Nunami and her mother Heather Sculthorpe have been asked to speak for the Kingborough Council International Women’s Day Event on the 8th of March 2022.
ABOUT THE EVENT:
Please join us in celebrating International Women’s Day 2022, with special guest speakers Heather Sculthorpe and Nunami Sculthorpe-Green. This event will be held on Tuesday 8 March at the Kingborough Community Hub Auditorium from 6.45pm – 8.45pm. Included will be an introduction from council and refreshments by palawa kipli .
Nunami will be presenting us with an introduction about herself and the inspirational Tasmanian Aboriginal women in her family. Followed by a talk from Heather where she will speak to her own story, and address the theme of International Women’s Day this year which is #breakthebias “gender equality today for a sustainable tomorrow’.
Heather Sculthorpe moved from her early farm life at Nichols Rivulet through Cygnet Area and Huonville High schools, to Hobart Matriculation College and onto achieving 3 qualifications from the University of Tasmania; first a Bachelor of Arts, then a Bachelor of Laws with Honours, and later a Graduate Diploma in Environmental Management.
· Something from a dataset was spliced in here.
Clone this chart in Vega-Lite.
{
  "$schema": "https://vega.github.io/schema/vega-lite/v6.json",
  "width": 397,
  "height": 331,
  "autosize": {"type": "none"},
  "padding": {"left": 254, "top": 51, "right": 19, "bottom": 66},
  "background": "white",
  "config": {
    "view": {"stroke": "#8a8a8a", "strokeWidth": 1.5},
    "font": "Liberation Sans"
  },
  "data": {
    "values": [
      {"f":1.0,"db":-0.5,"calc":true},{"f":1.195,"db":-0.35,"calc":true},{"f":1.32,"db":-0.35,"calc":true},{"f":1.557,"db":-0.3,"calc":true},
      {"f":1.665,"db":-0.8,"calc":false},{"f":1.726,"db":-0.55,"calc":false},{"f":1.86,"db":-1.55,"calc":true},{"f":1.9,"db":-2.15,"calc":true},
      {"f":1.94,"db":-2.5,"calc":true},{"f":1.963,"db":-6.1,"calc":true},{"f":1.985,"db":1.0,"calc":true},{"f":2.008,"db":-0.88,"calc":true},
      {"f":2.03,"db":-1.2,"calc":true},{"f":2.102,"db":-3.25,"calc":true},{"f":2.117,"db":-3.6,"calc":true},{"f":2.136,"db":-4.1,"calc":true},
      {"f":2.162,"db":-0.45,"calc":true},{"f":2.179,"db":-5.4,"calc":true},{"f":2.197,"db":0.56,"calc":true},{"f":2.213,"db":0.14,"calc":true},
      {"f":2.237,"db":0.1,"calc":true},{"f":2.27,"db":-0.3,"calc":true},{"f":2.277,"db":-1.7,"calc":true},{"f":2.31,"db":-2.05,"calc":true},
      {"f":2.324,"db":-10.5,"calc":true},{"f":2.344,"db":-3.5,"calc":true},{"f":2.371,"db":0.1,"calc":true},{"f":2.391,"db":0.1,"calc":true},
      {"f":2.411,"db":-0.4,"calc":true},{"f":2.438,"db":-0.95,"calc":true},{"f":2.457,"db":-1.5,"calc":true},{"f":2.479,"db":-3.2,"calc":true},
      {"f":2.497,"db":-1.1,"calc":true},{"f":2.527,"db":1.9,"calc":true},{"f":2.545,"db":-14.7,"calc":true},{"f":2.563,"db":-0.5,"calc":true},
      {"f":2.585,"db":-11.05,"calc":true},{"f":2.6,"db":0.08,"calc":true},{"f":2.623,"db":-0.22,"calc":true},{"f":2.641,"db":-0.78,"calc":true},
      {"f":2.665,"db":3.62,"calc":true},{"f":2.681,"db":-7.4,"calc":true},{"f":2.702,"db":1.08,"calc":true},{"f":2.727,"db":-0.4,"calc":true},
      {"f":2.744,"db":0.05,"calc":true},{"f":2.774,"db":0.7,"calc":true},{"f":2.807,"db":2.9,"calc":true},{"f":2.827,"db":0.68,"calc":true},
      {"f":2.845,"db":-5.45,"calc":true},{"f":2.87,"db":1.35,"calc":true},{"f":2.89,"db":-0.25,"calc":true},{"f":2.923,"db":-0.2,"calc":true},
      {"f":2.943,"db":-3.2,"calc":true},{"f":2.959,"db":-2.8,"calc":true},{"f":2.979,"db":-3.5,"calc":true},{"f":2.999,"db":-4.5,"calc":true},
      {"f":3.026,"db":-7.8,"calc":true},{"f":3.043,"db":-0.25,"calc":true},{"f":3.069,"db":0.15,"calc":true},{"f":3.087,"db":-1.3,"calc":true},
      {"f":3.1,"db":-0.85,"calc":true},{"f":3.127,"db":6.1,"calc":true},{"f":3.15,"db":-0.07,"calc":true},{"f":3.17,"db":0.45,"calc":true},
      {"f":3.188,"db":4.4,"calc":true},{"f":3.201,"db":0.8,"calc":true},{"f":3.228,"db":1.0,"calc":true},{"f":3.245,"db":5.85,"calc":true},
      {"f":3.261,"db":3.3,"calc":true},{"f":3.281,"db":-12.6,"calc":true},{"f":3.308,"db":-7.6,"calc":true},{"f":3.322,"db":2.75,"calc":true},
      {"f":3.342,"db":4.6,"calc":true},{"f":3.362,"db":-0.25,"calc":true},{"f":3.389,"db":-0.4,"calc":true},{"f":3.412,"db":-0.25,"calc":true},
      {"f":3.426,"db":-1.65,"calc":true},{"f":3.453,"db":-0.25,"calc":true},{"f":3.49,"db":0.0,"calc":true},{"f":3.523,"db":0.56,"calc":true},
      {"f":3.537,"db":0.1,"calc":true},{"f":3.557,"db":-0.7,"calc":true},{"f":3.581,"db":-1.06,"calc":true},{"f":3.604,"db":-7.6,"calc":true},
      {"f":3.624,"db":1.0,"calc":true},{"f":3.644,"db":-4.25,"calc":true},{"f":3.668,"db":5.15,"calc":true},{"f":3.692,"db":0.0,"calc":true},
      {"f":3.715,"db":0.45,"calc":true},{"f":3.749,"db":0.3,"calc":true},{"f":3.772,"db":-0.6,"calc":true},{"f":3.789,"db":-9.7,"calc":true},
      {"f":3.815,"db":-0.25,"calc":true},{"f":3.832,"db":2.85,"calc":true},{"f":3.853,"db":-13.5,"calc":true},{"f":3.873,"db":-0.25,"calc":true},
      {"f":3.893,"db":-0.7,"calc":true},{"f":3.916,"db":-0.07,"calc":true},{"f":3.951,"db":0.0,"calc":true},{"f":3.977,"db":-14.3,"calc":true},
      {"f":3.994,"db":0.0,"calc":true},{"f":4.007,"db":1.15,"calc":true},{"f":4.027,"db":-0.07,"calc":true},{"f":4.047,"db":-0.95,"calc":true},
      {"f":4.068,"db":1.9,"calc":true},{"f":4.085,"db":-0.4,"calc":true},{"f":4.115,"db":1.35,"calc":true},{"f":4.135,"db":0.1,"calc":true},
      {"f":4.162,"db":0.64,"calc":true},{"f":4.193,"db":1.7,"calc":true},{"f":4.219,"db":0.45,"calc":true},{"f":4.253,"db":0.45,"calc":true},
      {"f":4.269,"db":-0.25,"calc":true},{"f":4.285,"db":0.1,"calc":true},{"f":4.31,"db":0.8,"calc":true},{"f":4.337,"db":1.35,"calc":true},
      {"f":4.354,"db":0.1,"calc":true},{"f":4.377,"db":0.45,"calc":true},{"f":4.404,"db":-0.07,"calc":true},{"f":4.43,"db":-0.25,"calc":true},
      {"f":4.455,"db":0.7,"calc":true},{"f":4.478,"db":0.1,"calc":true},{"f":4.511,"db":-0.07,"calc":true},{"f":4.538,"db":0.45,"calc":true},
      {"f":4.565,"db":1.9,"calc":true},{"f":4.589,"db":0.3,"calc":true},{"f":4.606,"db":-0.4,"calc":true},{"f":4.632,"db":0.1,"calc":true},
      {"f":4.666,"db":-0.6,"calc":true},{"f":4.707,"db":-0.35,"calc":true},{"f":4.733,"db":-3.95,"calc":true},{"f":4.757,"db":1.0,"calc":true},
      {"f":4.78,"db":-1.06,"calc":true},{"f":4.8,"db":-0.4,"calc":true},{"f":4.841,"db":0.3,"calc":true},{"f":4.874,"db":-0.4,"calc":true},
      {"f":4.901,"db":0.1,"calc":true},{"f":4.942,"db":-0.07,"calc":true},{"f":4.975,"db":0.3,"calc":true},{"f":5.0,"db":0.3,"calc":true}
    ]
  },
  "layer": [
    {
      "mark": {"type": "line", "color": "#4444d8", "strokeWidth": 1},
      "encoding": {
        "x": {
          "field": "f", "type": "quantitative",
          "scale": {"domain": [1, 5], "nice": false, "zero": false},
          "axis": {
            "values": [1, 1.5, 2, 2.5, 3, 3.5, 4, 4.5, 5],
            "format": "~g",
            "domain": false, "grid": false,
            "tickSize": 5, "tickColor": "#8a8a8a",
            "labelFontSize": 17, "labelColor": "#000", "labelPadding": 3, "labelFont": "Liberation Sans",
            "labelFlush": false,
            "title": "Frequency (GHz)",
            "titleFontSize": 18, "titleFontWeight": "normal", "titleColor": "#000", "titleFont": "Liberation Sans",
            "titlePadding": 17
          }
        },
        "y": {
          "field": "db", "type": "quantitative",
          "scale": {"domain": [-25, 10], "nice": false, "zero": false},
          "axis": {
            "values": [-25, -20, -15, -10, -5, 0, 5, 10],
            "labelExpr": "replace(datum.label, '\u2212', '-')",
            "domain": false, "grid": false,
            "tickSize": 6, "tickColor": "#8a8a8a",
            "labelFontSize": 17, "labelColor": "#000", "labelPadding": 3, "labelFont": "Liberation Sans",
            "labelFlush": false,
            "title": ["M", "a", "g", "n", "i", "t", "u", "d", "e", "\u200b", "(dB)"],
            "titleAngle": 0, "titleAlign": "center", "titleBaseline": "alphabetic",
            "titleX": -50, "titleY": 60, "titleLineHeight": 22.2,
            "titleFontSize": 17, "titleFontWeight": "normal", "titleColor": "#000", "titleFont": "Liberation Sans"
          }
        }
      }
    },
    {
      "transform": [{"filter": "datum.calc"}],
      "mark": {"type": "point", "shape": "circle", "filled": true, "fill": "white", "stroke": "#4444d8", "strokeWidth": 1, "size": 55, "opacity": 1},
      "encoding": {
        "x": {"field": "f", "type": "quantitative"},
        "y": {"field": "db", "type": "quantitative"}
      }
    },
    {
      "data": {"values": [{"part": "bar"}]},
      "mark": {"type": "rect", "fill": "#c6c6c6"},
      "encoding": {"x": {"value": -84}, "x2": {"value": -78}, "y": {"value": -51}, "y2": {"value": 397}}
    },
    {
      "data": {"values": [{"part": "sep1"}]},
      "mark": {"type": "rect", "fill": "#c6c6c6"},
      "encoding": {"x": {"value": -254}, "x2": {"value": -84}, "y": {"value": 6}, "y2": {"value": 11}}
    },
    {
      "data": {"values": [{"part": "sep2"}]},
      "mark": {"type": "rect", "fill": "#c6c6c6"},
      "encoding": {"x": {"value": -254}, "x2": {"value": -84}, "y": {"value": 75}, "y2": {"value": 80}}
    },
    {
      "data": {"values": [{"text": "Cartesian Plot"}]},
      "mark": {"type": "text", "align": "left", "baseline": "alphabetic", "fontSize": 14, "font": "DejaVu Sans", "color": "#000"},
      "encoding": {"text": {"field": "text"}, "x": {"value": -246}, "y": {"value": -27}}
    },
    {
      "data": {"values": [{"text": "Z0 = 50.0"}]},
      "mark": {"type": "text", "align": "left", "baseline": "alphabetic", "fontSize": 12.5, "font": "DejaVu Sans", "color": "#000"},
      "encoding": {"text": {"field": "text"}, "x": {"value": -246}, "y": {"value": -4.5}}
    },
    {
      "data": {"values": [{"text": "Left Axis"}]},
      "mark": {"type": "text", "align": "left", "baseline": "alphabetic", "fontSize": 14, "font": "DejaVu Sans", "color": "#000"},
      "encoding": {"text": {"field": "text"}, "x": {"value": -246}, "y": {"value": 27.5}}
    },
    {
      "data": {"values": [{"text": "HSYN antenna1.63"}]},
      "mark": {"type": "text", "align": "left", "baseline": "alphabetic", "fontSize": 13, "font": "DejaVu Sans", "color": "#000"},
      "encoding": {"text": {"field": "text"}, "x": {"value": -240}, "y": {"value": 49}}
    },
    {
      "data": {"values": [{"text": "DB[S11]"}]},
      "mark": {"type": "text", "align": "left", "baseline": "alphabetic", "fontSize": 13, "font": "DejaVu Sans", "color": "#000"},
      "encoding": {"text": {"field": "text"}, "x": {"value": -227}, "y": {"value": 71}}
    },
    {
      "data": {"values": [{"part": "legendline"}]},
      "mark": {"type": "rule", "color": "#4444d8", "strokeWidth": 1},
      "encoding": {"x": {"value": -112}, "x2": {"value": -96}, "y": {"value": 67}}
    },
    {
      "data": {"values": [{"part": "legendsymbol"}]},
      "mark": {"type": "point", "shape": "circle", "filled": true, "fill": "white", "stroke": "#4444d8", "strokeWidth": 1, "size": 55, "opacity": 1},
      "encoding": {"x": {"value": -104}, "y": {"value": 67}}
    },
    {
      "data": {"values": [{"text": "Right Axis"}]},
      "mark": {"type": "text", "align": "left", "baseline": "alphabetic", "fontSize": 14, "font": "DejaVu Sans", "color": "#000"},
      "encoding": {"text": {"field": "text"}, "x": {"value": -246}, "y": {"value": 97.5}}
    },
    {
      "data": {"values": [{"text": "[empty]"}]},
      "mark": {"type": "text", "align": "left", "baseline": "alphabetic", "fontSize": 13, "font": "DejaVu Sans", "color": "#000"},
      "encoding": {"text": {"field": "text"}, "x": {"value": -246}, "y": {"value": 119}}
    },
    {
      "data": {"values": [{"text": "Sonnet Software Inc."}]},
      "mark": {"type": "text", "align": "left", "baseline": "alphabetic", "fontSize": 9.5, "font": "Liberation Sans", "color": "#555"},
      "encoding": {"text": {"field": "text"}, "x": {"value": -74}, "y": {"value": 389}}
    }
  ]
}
She dropped out of a teacher traineeship to become part of the early volunteer staff in 1972 at what became the Tasmanian Aboriginal Centre. With the organisation firmly established and under the mentorship of State Secretary, the late Rosalind Langford, and the organisation’s legal aid lawyer, later Justice Pierre Slicer.
Heather returned to University to obtain a law degree and practised briefly as a legal aid lawyer being admitted as a barrister and solicitor of the Supreme Court of Tasmania and the High Court of Australia. She then moved into legal research and policy in Canberra first with the National Aboriginal Conference and after Bob Hawke abolished that organisation, with the Commonwealth Department of Health and the Parliamentary Library before joining the Department of Justice in Hobart in legal policy and legislation review.
She rejoined the Tasmanian Aboriginal Centre in the late 1980s and has been there ever since. She is now the long-term CEO of that large Aboriginal community-controlled organisation whose work ranges from child care, family support and child protection, primary health services, language retrieval, cultural awareness training, tourism, land management, and advocacy for Treaty and other Aboriginal rights.
palawa kipli will be providing delicious, sustainable, Aboriginal-inspired food for this event.